Feature flag controlling which environment to route to. Enables more nuanced rollback.

For Kubernetes specifically, blue-green is implemented via two Deployments and a Service whose selector switches. Tools (Argo Rollouts, Flagger) automate the switch and the validation.

Traffic-shifting strategies

Variations on the cutover:

All-at-once. Switch 100% of traffic at once. Maximum risk.
Stepped. Switch in increments (10%, 25%, 50%, 100%). Each step is a checkpoint.
Header-based. Internal users hit green first; only after they validate, switch external traffic.
Geo-based. Roll out by region. EU first; if good, US.

Stepped switching with automated rollback on bad metrics is the closest blue-green gets to canary's gradient.

Failure modes

Schema not migrated before switch. Green starts; queries against new columns; columns don't exist. Outage.
Asymmetric warmup. Blue had warm caches; green is cold; switching produces a latency spike. Pre-warm green before switching.
Sticky sessions. Users mid-session on blue suddenly hit green; lose session state. Either drain blue (slow) or share session state (database, Redis).
Long-running connections / WebSockets. Blue's open connections don't migrate. Drain time can be hours. Plan for it.
Queue / scheduled work. A background worker on blue picked up a job; you switched to green; the work continues on blue. Coordinate with workers.

Tools

Argo Rollouts — Kubernetes; handles blue-green and canary; integrates with metrics.
Flagger — similar; tighter Istio / Linkerd integration.
AWS CodeDeploy — supports blue-green for ECS, EKS, Lambda.
Cloudflare Pages / Vercel / Netlify — built-in blue-green-like deployment for static / serverless.

For new Kubernetes deployments: pick Argo Rollouts or Flagger; both work; pick based on your service mesh.

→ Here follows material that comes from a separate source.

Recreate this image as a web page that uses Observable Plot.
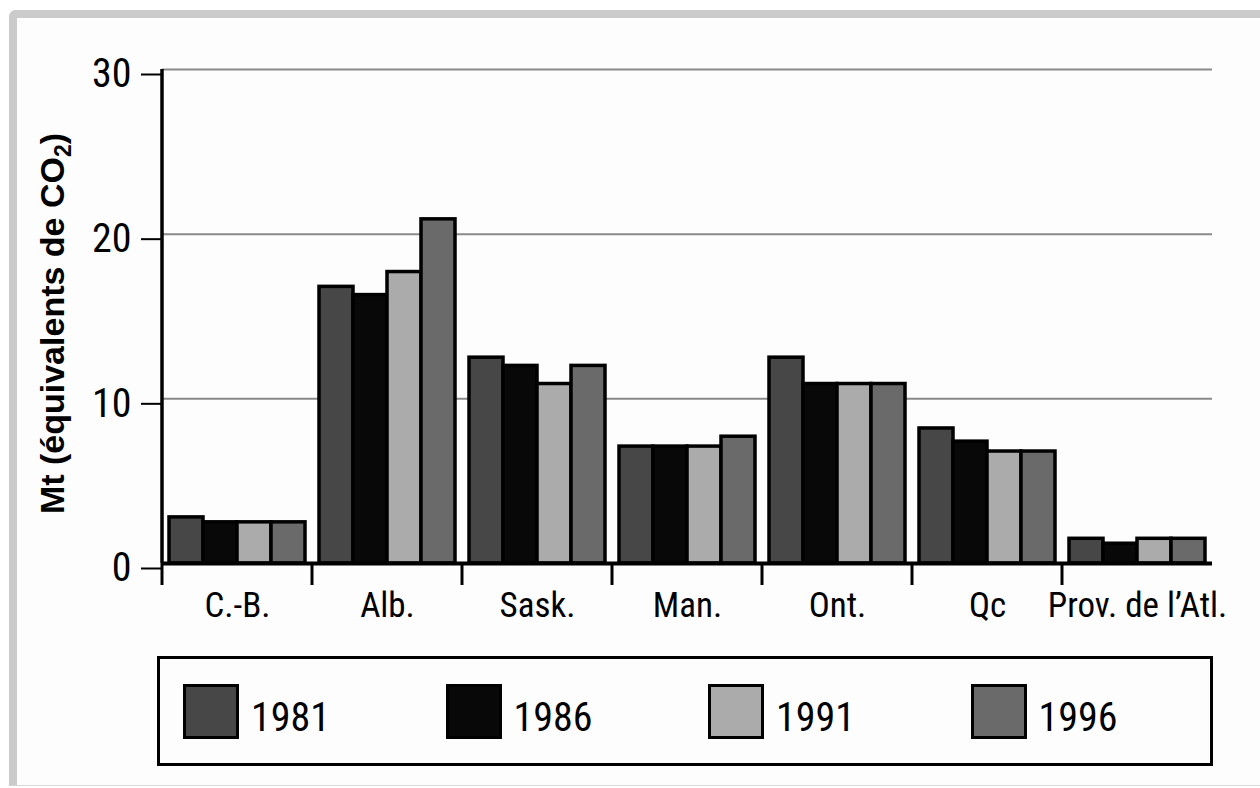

For a typical modern team:

Start with rolling deployments — Kubernetes' default. Cheap, decent, good enough for most cases.
Add canary for high-stakes services — payment, auth, anything customer-facing. Argo Rollouts or Flagger.
Reserve blue-green for cases where canary doesn't fit — major infrastructure changes, environments where partial rollouts don't work.

Blue-green isn't dead; it's just not the default anymore.